Implacabile, il servizio mostra anche l’intervsta ad un dj, uno dei mestieri più gettonati dai giovani: “C’e qualcuno che viene una, due volte poi però no, ‘ho da fare’, perché magari ha un po’ faticato. Mi serve una mano sabato, per fare un allestimento, per mandare una persona a montare l’attrezzatura e al momento sto avendo serie difficoltà a trovare qualcuno che mi risponda ‘ok sono libero’”.

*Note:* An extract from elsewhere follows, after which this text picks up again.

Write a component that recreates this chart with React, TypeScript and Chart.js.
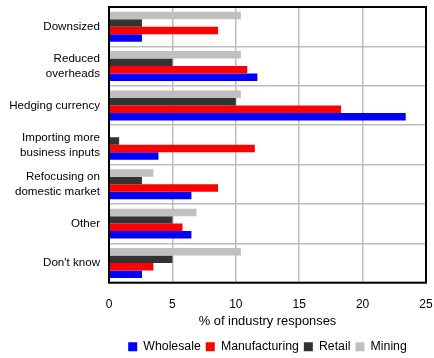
import React, { useEffect, useRef } from "react";
import { Chart, registerables } from "chart.js";

Chart.register(...registerables);

const categories: (string | string[])[] = [
  "Downsized",
  ["Reduced", "overheads"],
  "Hedging currency",
  ["Importing more", "business inputs"],
  ["Refocusing on", "domestic market"],
  "Other",
  "Don't know",
];

const wholesale = [2.6, 11.7, 23.4, 3.9, 6.5, 6.5, 2.6];
const manufacturing = [8.6, 10.9, 18.3, 11.5, 8.6, 5.8, 3.5];
const retail = [2.6, 5.0, 10.0, 0.8, 2.6, 5.0, 5.0];
const mining = [10.4, 10.4, 10.4, 0, 3.5, 6.9, 10.4];

const xTicks = [0, 5, 10, 15, 20, 25];

const FONT = "'Liberation Sans', Arial, sans-serif";
const GRID = "#bdbdbd";

// Black frame around the plotting area
const frame = {
  id: "frame",
  afterDraw(chart: Chart) {
    const { ctx, chartArea } = chart;
    ctx.save();
    ctx.strokeStyle = "#000";
    ctx.lineWidth = 2;
    ctx.strokeRect(
      chartArea.left,
      chartArea.top,
      chartArea.right - chartArea.left,
      chartArea.bottom - chartArea.top
    );
    ctx.restore();
  },
};

export default function App() {
  const ref = useRef<HTMLCanvasElement>(null);

  useEffect(() => {
    document.body.style.margin = "0";
    const chart = new Chart(ref.current!, {
      type: "bar",
      data: {
        labels: categories,
        datasets: [
          { label: "Mining", data: mining, backgroundColor: "#c0c0c0" },
          { label: "Retail", data: retail, backgroundColor: "#333333" },
          { label: "Manufacturing", data: manufacturing, backgroundColor: "#ff0000" },
          { label: "Wholesale", data: wholesale, backgroundColor: "#0000ff" },
        ],
      },
      options: {
        indexAxis: "y",
        responsive: false,
        animation: false,
        datasets: { bar: { categoryPercentage: 0.76, barPercentage: 1 } },
        layout: { padding: { top: 7, right: 8, left: 0, bottom: -5 } },
        scales: {
          x: {
            min: 0,
            max: 25,
            afterBuildTicks: (s: any) => {
              s.ticks = xTicks.map((v) => ({ value: v }));
            },
            afterFit: (s: any) => {
              s.height = 53;
              s.paddingLeft = 0;
              s.paddingRight = 0;
            },
            grid: { color: GRID, drawTicks: false, lineWidth: 1.5 },
            border: { display: false },
            ticks: { color: "#000", font: { family: FONT, size: 12 }, padding: 15 },
            title: {
              display: true,
              text: "% of industry responses",
              color: "#000",
              font: { family: FONT, size: 12.9 },
              padding: { top: 0, bottom: 7 },
            },
          },
          y: {
            grid: { color: GRID, drawTicks: false, offset: true, lineWidth: 1.5 },
            border: { display: false },
            afterFit: (s: any) => {
              s.width = 109;
              s.paddingTop = 0;
              s.paddingBottom = 0;
            },
            ticks: {
              color: "#000",
              font: { family: FONT, size: 11.6, lineHeight: 1.3 },
              padding: 9,
            },
          },
        },
        plugins: {
          legend: {
            position: "bottom",
            reverse: true,
            fullSize: false,
            labels: {
              color: "#000",
              boxWidth: 9,
              boxHeight: 9,
              padding: 5,
              font: { family: FONT, size: 12.3 },
            },
          },
          tooltip: { enabled: false },
        },
      },
      plugins: [frame],
    });
    return () => chart.destroy();
  }, []);

  return <canvas ref={ref} width={434} height={358} />;
}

Per la Federbalneari i numeri di questo potenziale mercato del lavoro estivo sono rilevanti: da 100 a 150 mila persone. Come una grande azienda. Certo, sempre poca cosa rispetto ai 2,2 milioni di giovani scoraggiati, quei Neet che non studiano né lavorano, ma quasi troppo bello per essere vero. La realtà è che, a parte le amiche di Giada, che vogliono prendere il sole invece di lavorare, i giovani che svolgono attività precarie-stagionali spesso non si possono chiamare lavoratori quando nella realtà guadagnano 200 euro per un mese come aiuto-cuoco in un ristorante, o 4 euro all’ora fare il bagnino.
Il servizio del La7 chiude con le parole di Papagni: “Questo è un messaggio che voglio dare. Parlate con noi. Venite a vedere, specialmente se siete giovani. C’è una grande prospettiva di lavoro”. Bisognerebbe davvero andare a vedere, ma forse senza telecamere, per scoprire se quella delle spiagge è davvero una ignorata Italia del bengodi o sono invece i giovani italiani talmente sfiduciati da non aspettarselo neanche più un posto al sole.